From here to Iberia, the San Francisco International Film Festival by Cheryl Eddy/SF360.org (April 26, 2006)
Carlos Saura's "Iberia" included a seemingly "Beat It"-inspired dance-off. Photo courtesy of the San Francisco International Film Festival
Heroic firefighters, the eeriest simian costumes since “Planet of the Apes,” a “Baywatch” star-as-activist, fierce flamenco dancers, and a rushing tide of watermelon juice: Welcome to the first four days of the 49th annual San Francisco International Film Festival. Opening night (Thurs/20), after introductory remarks by San Francisco Film Society executive director Graham Leggat, SF mayor Gavin Newsom took the Castro Theatre stage to usher in “the longest-running film festival in the world” (uh, sorry, Venice; SFIFF is the longest running film fest in the Americas, however). Newsom also awarded the key to the city to the mayor of Paris, France while the packed house surreptitiously rifled through their swag bags, admiring the Hong Kong Tourism Board tchotchkes (chip clips, baseball caps) and looking for edibles (breadsticks, cookies). Appropriately enough, opening film “Perhaps Love” reflected one of the key themes of this year’s fest: musicals. A love triangle between full-throated Jacky Cheung, fragile Xun Zhou, and dreamy Takeshi Kaneshiro (“The camera loves him,” another character not incorrectly observes) plays out under the guise of a film-within-a-film.

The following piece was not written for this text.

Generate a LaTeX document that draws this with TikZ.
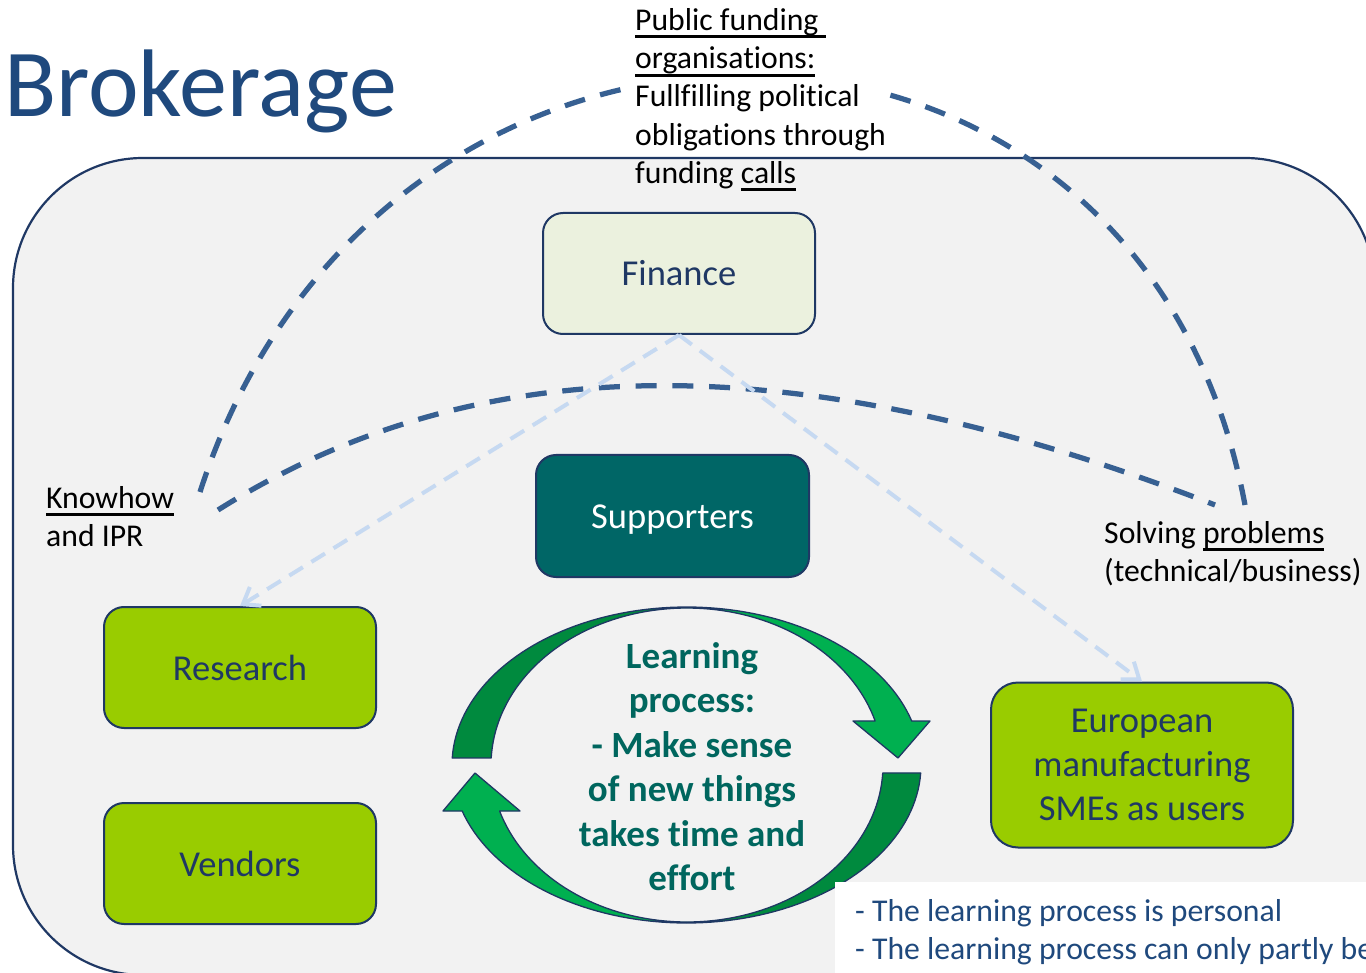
\documentclass[tikz,border=0pt]{standalone}
\usepackage{fontspec}
\setmainfont{Carlito}[Ligatures={NoCommon,NoContextual}]
\usetikzlibrary{arrows.meta}

% underline drawn at a fixed depth below the baseline
\newsavebox{\linedbox}
\newcommand{\lined}[1]{\sbox{\linedbox}{#1}\rlap{\rule[-8pt]{\wd\linedbox}{3pt}}\usebox{\linedbox}}

\definecolor{panel}{HTML}{F2F2F2}
\definecolor{navy}{HTML}{1F3864}
\definecolor{titleblue}{HTML}{1F497D}
\definecolor{linkblue}{HTML}{376092}
\definecolor{paleblue}{HTML}{C6D9F1}
\definecolor{limegreen}{HTML}{99CC00}
\definecolor{palegreen}{HTML}{EBF1DE}
\definecolor{supteal}{HTML}{006666}
\definecolor{learnteal}{HTML}{00665E}
\definecolor{arrowdark}{HTML}{008A3E}
\definecolor{arrowlight}{HTML}{00B050}

\begin{document}
\begin{tikzpicture}[x=1pt,y=-1pt,
  box/.style={draw=navy, line width=2pt, rounded corners=20pt,
    minimum width=272pt, minimum height=121pt, inner sep=0pt,
    font=\fontsize{36.5}{44}\selectfont, text=navy, align=center},
  oneline/.style={text height=28pt, text depth=3pt},
  labeltext/.style={font=\fontsize{31.7}{38.3}\selectfont, align=left,
    inner sep=0pt, anchor=north west, text=black},
  linkcurve/.style={draw=linkblue, line width=5.25pt,
    dash pattern=on 21pt off 15.75pt},
  feed/.style={draw=paleblue, line width=4pt,
    dash pattern=on 16pt off 10pt,
    -{Straight Barb[length=15pt,width=22pt]}},
  arrowedge/.style={draw=navy, line width=1.3pt, line join=round},
]
\useasboundingbox (0,0) rectangle (1366,973);
\clip (0,0) rectangle (1366,973);
\fill[white] (0,0) rectangle (1366,973);

% grey panel
\draw[draw=navy, fill=panel, line width=2.2pt, rounded corners=130pt]
  (13,158) rectangle (1375,975);

% title
\node[anchor=base west, inner sep=0pt, font=\fontsize{96}{104}\selectfont,
  text=titleblue] (title) at (4,117) {Brokerage};

% stakeholder boxes
\node[box, oneline, fill=palegreen] (finance) at (679,273.5) {Finance};
\node[box, oneline, fill=supteal, text=white, minimum width=273pt, minimum height=122pt]
  (supporters) at (672.5,516) {Supporters};
\node[box, oneline, fill=limegreen] (research) at (240,667.5) {Research};
\node[box, oneline, fill=limegreen] (vendors) at (240,863.5) {Vendors};
\node[box, fill=limegreen, minimum width=302pt, minimum height=165pt,
  rounded corners=27pt] (smes) at (1142,765)
  {European\\manufacturing\\SMEs as users};

% value labels
\node[labeltext] (knowhow) at (46,486) {\lined{Knowhow}\\and IPR};
\node[labeltext] (solving) at (1104,521)
  {Solving \lined{problems}\\(technical/business)};
\node[labeltext] (public) at (635,8)
  {\lined{Public funding\ }\\\lined{organisations:}\\Fullfilling political\\obligations through\\funding \lined{calls}};

% ends of the exchange curves
\coordinate (kh-a) at (200,492);
\coordinate (kh-b) at (218,510);
\coordinate (sp-a) at (1245,505);
\coordinate (sp-b) at (1215,505);

% exchange curves (outer one passes behind the funding text)
\begin{scope}[even odd rule]
  \clip (0,0) rectangle (1366,973) (628,40) rectangle (888,150);
  \draw[linkcurve] (kh-a) .. controls (380,-66) and (1138,-66) .. (sp-a);
\end{scope}
\draw[linkcurve] (kh-b) .. controls (480,345) and (803,345) .. (sp-b);

% funding flows
\draw[feed] (finance.south) -- (research.north);
\draw[feed] (finance.south) -- (smes.north);

% learning cycle: upper arrow
\fill[arrowdark]
  plot[domain=177.46:90, samples=40, variable=\a] ({686.5+234.5*cos(\a)},{765-158*sin(\a)})
  -- plot[domain=90:177.44, samples=40, variable=\a] ({687+196*cos(\a)},{765-157*sin(\a)})
  -- cycle;
\fill[arrowlight]
  plot[domain=90:16.17, samples=40, variable=\a] ({686.5+234.5*cos(\a)},{765-158*sin(\a)})
  -- (930,721) -- (898,758) -- (853,721)
  -- plot[domain=16.28:90, samples=40, variable=\a] ({687+196*cos(\a)},{765-157*sin(\a)})
  -- cycle;
\draw[arrowedge]
  plot[domain=177.46:16.17, samples=80, variable=\a] ({686.5+234.5*cos(\a)},{765-158*sin(\a)})
  -- (930,721) -- (898,758) -- (853,721)
  -- plot[domain=16.28:177.44, samples=80, variable=\a] ({687+196*cos(\a)},{765-157*sin(\a)})
  -- cycle;

% learning cycle: lower arrow
\fill[arrowdark]
  plot[domain=-2.90:-90, samples=40, variable=\a] ({686.5+234.5*cos(\a)},{765-158*sin(\a)})
  -- plot[domain=-90:-2.92, samples=40, variable=\a] ({687+196*cos(\a)},{765-157*sin(\a)})
  -- cycle;
\fill[arrowlight]
  plot[domain=-90:-163.07, samples=40, variable=\a] ({686.5+234.5*cos(\a)},{765-158*sin(\a)})
  -- (443,811) -- (475,773) -- (520,811)
  -- plot[domain=-162.96:-90, samples=40, variable=\a] ({687+196*cos(\a)},{765-157*sin(\a)})
  -- cycle;
\draw[arrowedge]
  plot[domain=-2.90:-163.07, samples=80, variable=\a] ({686.5+234.5*cos(\a)},{765-158*sin(\a)})
  -- (443,811) -- (475,773) -- (520,811)
  -- plot[domain=-162.96:-2.92, samples=80, variable=\a] ({687+196*cos(\a)},{765-157*sin(\a)})
  -- cycle;

\node[font=\bfseries\fontsize{37}{44.5}\selectfont, text=learnteal, align=center,
  inner sep=0pt] (learning) at (692,766.5)
  {Learning\\process:\\- Make sense\\of new things\\takes time and\\effort};

% notes panel
\fill[white] (835,882) rectangle (1366,973);
\node[labeltext, text=titleblue] (notes) at (855,899)
  {- The learning process is personal\\- The learning process can only partly be};
\end{tikzpicture}
\end{document}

Reality and fiction blur thanks to flashbacks, copious mirrors, and “Moulin Rouge!”-meets-Bollywood interludes. (Bonus for Hong Kong movie fans: cameos by perennial faves Eric Tsang and Sandra Ng.) “Comrades, Almost a Love Story” director Peter Chan—who filmed his first film, “Alan and Eric Between Hello and Goodbye,” partially in SF—seemed thrilled by the reception given to his latest film: “It’s great to be back!” The next night (Fri/21), a decidedly less glamorous (though no less enthusiastic) crowd huddled under blankets in a parking lot adjacent to a Mission District firehouse. The occasion: the premiere of Dolissa Medina‘s “Cartography of Ashes,” a meticulously researched experimental documentary about the devastating fire that erupted after SF’s massive 1906 earthquake. Screening just days after the quake’s much-ballyhooed centennial, the film mixed archival footage and photographs with present-day narration and silent-film style intertitles. The story of Dolores Park’s famed golden fire hydrant—and the maybe-magical waters it draws from—was a local-history highlight.